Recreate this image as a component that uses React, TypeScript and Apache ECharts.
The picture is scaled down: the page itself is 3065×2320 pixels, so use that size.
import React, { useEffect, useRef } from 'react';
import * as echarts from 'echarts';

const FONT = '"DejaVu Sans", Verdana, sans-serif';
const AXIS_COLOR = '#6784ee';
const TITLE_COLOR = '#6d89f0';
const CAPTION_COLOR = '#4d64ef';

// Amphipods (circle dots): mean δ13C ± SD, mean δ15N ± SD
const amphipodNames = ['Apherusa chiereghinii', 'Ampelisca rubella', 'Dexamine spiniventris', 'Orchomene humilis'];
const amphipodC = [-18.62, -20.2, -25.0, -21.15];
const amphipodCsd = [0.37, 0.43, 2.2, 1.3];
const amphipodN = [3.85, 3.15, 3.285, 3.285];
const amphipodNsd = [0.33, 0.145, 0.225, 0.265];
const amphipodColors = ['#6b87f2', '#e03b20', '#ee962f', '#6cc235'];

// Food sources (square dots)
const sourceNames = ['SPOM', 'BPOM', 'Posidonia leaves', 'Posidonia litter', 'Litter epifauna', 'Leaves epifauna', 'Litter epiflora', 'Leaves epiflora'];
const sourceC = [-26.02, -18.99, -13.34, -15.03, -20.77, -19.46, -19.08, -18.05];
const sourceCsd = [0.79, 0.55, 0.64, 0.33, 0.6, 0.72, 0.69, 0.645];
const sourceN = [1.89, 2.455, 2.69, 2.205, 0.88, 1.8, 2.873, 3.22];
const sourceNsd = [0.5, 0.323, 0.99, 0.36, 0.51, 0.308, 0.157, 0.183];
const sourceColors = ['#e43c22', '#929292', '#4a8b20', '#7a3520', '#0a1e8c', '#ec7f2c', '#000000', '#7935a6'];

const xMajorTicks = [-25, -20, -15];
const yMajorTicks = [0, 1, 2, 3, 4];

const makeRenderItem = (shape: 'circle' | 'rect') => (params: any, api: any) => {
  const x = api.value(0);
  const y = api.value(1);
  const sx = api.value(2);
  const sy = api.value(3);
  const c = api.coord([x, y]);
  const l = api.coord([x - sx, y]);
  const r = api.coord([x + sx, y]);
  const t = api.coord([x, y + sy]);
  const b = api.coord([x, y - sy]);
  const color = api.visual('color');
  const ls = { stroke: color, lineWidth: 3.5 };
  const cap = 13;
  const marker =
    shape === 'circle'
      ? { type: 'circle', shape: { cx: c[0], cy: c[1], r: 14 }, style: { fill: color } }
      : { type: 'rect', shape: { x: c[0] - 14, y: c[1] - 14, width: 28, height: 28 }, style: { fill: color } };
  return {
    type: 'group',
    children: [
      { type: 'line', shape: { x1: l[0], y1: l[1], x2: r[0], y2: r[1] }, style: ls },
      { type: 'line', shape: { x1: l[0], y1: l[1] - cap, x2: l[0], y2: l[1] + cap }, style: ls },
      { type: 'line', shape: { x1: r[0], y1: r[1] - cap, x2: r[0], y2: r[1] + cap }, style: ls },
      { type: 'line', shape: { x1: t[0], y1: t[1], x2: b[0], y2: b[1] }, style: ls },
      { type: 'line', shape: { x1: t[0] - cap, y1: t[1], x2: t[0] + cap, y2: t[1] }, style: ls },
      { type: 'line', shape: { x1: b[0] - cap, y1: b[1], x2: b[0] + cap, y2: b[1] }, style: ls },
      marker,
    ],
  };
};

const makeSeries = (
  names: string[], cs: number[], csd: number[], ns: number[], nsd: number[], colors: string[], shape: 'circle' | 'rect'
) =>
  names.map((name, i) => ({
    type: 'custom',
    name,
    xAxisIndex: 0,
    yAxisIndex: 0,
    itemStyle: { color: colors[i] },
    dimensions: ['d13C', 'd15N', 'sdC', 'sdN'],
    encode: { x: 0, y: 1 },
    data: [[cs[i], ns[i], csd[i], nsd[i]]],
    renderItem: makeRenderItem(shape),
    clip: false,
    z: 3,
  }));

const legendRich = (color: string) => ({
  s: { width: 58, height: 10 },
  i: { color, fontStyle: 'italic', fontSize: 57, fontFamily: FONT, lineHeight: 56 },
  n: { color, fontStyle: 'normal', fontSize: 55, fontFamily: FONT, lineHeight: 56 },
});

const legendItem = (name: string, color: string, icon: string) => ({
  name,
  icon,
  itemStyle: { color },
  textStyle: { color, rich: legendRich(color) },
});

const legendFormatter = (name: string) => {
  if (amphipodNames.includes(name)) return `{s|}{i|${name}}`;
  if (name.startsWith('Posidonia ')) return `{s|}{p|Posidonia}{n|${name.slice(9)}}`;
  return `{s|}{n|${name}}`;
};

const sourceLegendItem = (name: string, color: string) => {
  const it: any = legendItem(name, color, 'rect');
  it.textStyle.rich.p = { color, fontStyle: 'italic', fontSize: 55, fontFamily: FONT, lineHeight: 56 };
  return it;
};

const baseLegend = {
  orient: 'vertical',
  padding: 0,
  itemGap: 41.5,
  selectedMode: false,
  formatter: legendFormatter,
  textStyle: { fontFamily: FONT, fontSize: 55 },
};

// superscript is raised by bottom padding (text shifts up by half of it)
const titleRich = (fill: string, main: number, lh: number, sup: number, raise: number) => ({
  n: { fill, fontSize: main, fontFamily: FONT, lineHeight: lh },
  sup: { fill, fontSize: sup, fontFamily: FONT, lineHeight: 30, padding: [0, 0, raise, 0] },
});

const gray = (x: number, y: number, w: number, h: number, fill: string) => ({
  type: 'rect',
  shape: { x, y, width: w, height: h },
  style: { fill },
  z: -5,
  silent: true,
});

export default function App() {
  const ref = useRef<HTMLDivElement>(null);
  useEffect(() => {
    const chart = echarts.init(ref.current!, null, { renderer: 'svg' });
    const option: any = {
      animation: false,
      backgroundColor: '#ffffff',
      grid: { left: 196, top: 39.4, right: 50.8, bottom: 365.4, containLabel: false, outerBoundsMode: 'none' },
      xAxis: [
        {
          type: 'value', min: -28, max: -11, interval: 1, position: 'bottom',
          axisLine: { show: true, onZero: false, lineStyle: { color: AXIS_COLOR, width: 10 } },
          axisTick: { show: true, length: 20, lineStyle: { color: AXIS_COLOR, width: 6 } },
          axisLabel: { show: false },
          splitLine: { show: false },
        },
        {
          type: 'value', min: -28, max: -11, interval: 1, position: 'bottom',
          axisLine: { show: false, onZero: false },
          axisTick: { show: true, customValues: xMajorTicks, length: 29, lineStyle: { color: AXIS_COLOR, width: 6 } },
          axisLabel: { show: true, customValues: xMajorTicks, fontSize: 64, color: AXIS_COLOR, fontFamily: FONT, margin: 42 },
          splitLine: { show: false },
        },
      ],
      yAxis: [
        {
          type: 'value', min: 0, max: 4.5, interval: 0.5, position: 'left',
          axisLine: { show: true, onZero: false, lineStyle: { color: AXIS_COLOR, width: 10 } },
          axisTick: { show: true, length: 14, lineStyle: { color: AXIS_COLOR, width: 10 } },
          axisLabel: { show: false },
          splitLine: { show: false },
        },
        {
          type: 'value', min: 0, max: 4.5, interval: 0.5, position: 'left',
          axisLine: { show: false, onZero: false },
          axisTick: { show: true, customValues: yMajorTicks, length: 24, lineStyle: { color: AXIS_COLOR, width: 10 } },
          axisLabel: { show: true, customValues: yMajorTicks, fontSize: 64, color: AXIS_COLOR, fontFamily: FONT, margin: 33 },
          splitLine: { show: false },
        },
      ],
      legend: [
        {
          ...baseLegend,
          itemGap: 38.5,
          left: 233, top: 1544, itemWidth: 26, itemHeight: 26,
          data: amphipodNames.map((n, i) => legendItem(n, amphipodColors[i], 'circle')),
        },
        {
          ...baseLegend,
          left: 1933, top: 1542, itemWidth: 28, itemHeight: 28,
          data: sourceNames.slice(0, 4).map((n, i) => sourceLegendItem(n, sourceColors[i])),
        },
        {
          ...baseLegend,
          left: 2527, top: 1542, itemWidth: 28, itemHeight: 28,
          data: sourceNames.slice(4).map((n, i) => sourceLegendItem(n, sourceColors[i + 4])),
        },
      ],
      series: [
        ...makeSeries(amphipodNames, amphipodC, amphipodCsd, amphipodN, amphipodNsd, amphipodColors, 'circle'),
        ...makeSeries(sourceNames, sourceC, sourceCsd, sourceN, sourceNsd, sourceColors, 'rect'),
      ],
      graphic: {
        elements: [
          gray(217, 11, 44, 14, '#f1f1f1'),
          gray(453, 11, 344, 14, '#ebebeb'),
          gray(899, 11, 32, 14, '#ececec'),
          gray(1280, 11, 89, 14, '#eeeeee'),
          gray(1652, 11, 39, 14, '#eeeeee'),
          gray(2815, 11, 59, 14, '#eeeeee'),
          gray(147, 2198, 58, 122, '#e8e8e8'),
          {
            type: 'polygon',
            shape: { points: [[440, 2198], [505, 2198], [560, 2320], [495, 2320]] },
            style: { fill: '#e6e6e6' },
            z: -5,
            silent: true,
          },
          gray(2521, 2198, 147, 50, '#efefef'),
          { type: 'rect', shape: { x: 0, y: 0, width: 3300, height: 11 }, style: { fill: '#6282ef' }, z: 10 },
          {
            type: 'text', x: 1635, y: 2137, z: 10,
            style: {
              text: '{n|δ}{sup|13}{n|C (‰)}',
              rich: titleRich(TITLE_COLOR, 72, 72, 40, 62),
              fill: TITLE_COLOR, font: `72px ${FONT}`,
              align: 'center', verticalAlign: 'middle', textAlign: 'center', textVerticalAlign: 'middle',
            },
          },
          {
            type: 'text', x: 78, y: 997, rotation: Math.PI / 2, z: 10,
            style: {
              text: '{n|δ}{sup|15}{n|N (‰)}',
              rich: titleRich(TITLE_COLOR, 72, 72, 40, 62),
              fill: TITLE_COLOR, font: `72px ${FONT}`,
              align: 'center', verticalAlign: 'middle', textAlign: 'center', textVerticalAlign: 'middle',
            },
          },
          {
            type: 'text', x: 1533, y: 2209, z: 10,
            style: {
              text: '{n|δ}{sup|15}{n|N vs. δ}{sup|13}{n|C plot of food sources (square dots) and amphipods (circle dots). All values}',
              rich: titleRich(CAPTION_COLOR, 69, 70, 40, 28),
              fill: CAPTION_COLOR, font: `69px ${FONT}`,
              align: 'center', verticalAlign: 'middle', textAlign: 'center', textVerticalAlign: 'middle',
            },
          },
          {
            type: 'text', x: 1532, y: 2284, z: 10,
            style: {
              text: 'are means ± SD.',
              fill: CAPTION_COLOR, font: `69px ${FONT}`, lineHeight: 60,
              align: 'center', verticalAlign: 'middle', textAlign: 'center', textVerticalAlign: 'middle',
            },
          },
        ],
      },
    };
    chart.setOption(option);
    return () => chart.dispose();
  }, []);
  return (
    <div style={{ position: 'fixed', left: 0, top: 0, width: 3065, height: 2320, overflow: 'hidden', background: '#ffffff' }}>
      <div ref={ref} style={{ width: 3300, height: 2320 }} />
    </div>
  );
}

# Required task
Copy each line above containing the string "that".

# Correct answer
Recreate this image as a component that uses React, TypeScript and Apache ECharts.
The picture is scaled down: the page itself is 3065×2320 pixels, so use that size.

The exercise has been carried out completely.